--- START Collected material ---

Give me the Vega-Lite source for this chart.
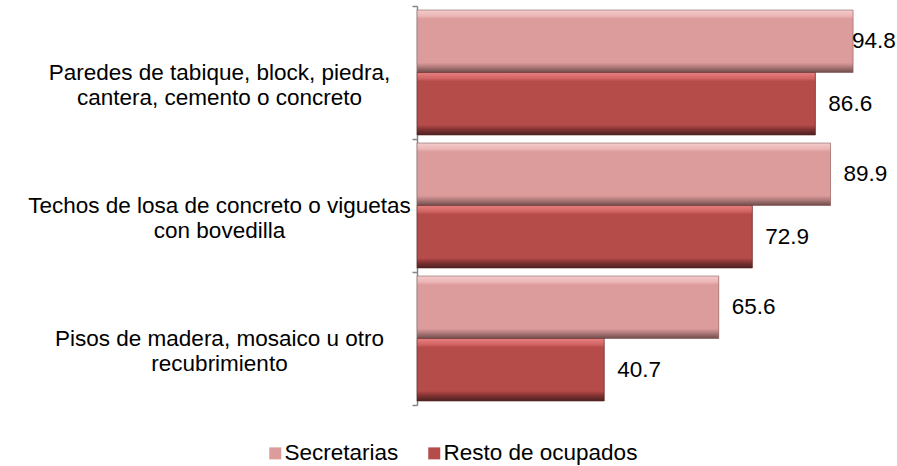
{
  "$schema": "https://vega.github.io/schema/vega-lite/v6.json",
  "width": 460,
  "height": 399,
  "autosize": {"type": "none"},
  "padding": {"left": 417, "top": 6, "right": 20, "bottom": 61},
  "background": "white",
  "config": {"view": {"stroke": null}, "font": "Liberation Sans"},
  "data": {
    "values": [
      {"categoria": "Paredes de tabique, block, piedra,|cantera, cemento o concreto", "grupo": "Secretarias", "valor": 94.8},
      {"categoria": "Paredes de tabique, block, piedra,|cantera, cemento o concreto", "grupo": "Resto de ocupados", "valor": 86.6},
      {"categoria": "Techos de losa de concreto o viguetas|con bovedilla", "grupo": "Secretarias", "valor": 89.9},
      {"categoria": "Techos de losa de concreto o viguetas|con bovedilla", "grupo": "Resto de ocupados", "valor": 72.9},
      {"categoria": "Pisos de madera, mosaico u otro|recubrimiento", "grupo": "Secretarias", "valor": 65.6},
      {"categoria": "Pisos de madera, mosaico u otro|recubrimiento", "grupo": "Resto de ocupados", "valor": 40.7}
    ]
  },
  "encoding": {
    "y": {
      "field": "categoria",
      "type": "nominal",
      "sort": null,
      "scale": {"paddingInner": 0, "paddingOuter": 0},
      "axis": {
        "title": null,
        "domainColor": "#868686",
        "domainWidth": 1.5,
        "tickColor": "#868686",
        "tickWidth": 1.5,
        "tickSize": 5,
        "tickBand": "extent",
        "labelFontSize": 22.5,
        "labelColor": "black",
        "labelAlign": "center",
        "labelBaseline": "middle",
        "labelLineHeight": 25,
        "labelLimit": 0,
        "labelExpr": "split(datum.label, '|')",
        "labelPadding": 193
      }
    },
    "yOffset": {
      "field": "grupo",
      "type": "nominal",
      "sort": ["Secretarias", "Resto de ocupados"],
      "scale": {"paddingOuter": 0.064, "paddingInner": 0}
    },
    "x": {"field": "valor", "type": "quantitative", "scale": {"domain": [0, 100]}, "axis": null}
  },
  "layer": [
    {
      "mark": {"type": "bar"},
      "encoding": {
        "color": {
          "field": "grupo",
          "type": "nominal",
          "sort": ["Secretarias", "Resto de ocupados"],
          "scale": {"domain": ["Secretarias", "Resto de ocupados"], "range": ["#DD9C9C", "#B54C4A"]},
          "legend": {
            "orient": "none",
            "legendX": -153,
            "legendY": 436,
            "direction": "horizontal",
            "title": null,
            "symbolType": "square",
            "symbolSize": 144,
            "symbolStrokeWidth": 0,
            "labelFontSize": 22.5,
            "labelColor": "black",
            "labelLimit": 0,
            "columnPadding": 24,
            "labelOffset": -2,
            "padding": 0
          }
        }
      }
    },
    {
      "transform": [{"filter": "datum.grupo == 'Secretarias'"}],
      "mark": {
        "type": "bar",
        "stroke": "#8a6060",
        "strokeWidth": 0.6,
        "color": {
          "gradient": "linear", "x1": 0, "y1": 0, "x2": 0, "y2": 1,
          "stops": [
            {"offset": 0, "color": "#f4cccc"},
            {"offset": 0.1, "color": "#eab4b4"},
            {"offset": 0.14, "color": "#dd9c9c"},
            {"offset": 0.84, "color": "#dd9c9c"},
            {"offset": 0.9, "color": "#b88080"},
            {"offset": 1, "color": "#6e4a4a"}
          ]
        }
      }
    },
    {
      "transform": [{"filter": "datum.grupo == 'Resto de ocupados'"}],
      "mark": {
        "type": "bar",
        "stroke": "#5a2525",
        "strokeWidth": 0.6,
        "color": {
          "gradient": "linear", "x1": 0, "y1": 0, "x2": 0, "y2": 1,
          "stops": [
            {"offset": 0, "color": "#e88080"},
            {"offset": 0.1, "color": "#d06262"},
            {"offset": 0.14, "color": "#b54c4a"},
            {"offset": 0.84, "color": "#b54c4a"},
            {"offset": 0.9, "color": "#8a3535"},
            {"offset": 1, "color": "#4a2020"}
          ]
        }
      }
    },
    {
      "transform": [{"filter": "datum.valor < 94"}],
      "mark": {"type": "text", "align": "left", "baseline": "middle", "dx": 13, "fontSize": 22.5, "color": "black"},
      "encoding": {"text": {"field": "valor", "type": "quantitative", "format": ".1f"}}
    },
    {
      "transform": [{"filter": "datum.valor >= 94"}],
      "mark": {"type": "text", "align": "left", "baseline": "middle", "dx": -1, "fontSize": 22.5, "color": "black"},
      "encoding": {"text": {"field": "valor", "type": "quantitative", "format": ".1f"}}
    }
  ]
}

--- END Collected material ---

▸ Work to do:
Give an exact copy of the material, leaving out every picture.

▸ Output for this exercise:
Give me the Vega-Lite source for this chart.
{
  "$schema": "https://vega.github.io/schema/vega-lite/v6.json",
  "width": 460,
  "height": 399,
  "autosize": {"type": "none"},
  "padding": {"left": 417, "top": 6, "right": 20, "bottom": 61},
  "background": "white",
  "config": {"view": {"stroke": null}, "font": "Liberation Sans"},
  "data": {
    "values": [
      {"categoria": "Paredes de tabique, block, piedra,|cantera, cemento o concreto", "grupo": "Secretarias", "valor": 94.8},
      {"categoria": "Paredes de tabique, block, piedra,|cantera, cemento o concreto", "grupo": "Resto de ocupados", "valor": 86.6},
      {"categoria": "Techos de losa de concreto o viguetas|con bovedilla", "grupo": "Secretarias", "valor": 89.9},
      {"categoria": "Techos de losa de concreto o viguetas|con bovedilla", "grupo": "Resto de ocupados", "valor": 72.9},
      {"categoria": "Pisos de madera, mosaico u otro|recubrimiento", "grupo": "Secretarias", "valor": 65.6},
      {"categoria": "Pisos de madera, mosaico u otro|recubrimiento", "grupo": "Resto de ocupados", "valor": 40.7}
    ]
  },
  "encoding": {
    "y": {
      "field": "categoria",
      "type": "nominal",
      "sort": null,
      "scale": {"paddingInner": 0, "paddingOuter": 0},
      "axis": {
        "title": null,
        "domainColor": "#868686",
        "domainWidth": 1.5,
        "tickColor": "#868686",
        "tickWidth": 1.5,
        "tickSize": 5,
        "tickBand": "extent",
        "labelFontSize": 22.5,
        "labelColor": "black",
        "labelAlign": "center",
        "labelBaseline": "middle",
        "labelLineHeight": 25,
        "labelLimit": 0,
        "labelExpr": "split(datum.label, '|')",
        "labelPadding": 193
      }
    },
    "yOffset": {
      "field": "grupo",
      "type": "nominal",
      "sort": ["Secretarias", "Resto de ocupados"],
      "scale": {"paddingOuter": 0.064, "paddingInner": 0}
    },
    "x": {"field": "valor", "type": "quantitative", "scale": {"domain": [0, 100]}, "axis": null}
  },
  "layer": [
    {
      "mark": {"type": "bar"},
      "encoding": {
        "color": {
          "field": "grupo",
          "type": "nominal",
          "sort": ["Secretarias", "Resto de ocupados"],
          "scale": {"domain": ["Secretarias", "Resto de ocupados"], "range": ["#DD9C9C", "#B54C4A"]},
          "legend": {
            "orient": "none",
            "legendX": -153,
            "legendY": 436,
            "direction": "horizontal",
            "title": null,
            "symbolType": "square",
            "symbolSize": 144,
            "symbolStrokeWidth": 0,
            "labelFontSize": 22.5,
            "labelColor": "black",
            "labelLimit": 0,
            "columnPadding": 24,
            "labelOffset": -2,
            "padding": 0
          }
        }
      }
    },
    {
      "transform": [{"filter": "datum.grupo == 'Secretarias'"}],
      "mark": {
        "type": "bar",
        "stroke": "#8a6060",
        "strokeWidth": 0.6,
        "color": {
          "gradient": "linear", "x1": 0, "y1": 0, "x2": 0, "y2": 1,
          "stops": [
            {"offset": 0, "color": "#f4cccc"},
            {"offset": 0.1, "color": "#eab4b4"},
            {"offset": 0.14, "color": "#dd9c9c"},
            {"offset": 0.84, "color": "#dd9c9c"},
            {"offset": 0.9, "color": "#b88080"},
            {"offset": 1, "color": "#6e4a4a"}
          ]
        }
      }
    },
    {
      "transform": [{"filter": "datum.grupo == 'Resto de ocupados'"}],
      "mark": {
        "type": "bar",
        "stroke": "#5a2525",
        "strokeWidth": 0.6,
        "color": {
          "gradient": "linear", "x1": 0, "y1": 0, "x2": 0, "y2": 1,
          "stops": [
            {"offset": 0, "color": "#e88080"},
            {"offset": 0.1, "color": "#d06262"},
            {"offset": 0.14, "color": "#b54c4a"},
            {"offset": 0.84, "color": "#b54c4a"},
            {"offset": 0.9, "color": "#8a3535"},
            {"offset": 1, "color": "#4a2020"}
          ]
        }
      }
    },
    {
      "transform": [{"filter": "datum.valor < 94"}],
      "mark": {"type": "text", "align": "left", "baseline": "middle", "dx": 13, "fontSize": 22.5, "color": "black"},
      "encoding": {"text": {"field": "valor", "type": "quantitative", "format": ".1f"}}
    },
    {
      "transform": [{"filter": "datum.valor >= 94"}],
      "mark": {"type": "text", "align": "left", "baseline": "middle", "dx": -1, "fontSize": 22.5, "color": "black"},
      "encoding": {"text": {"field": "valor", "type": "quantitative", "format": ".1f"}}
    }
  ]
}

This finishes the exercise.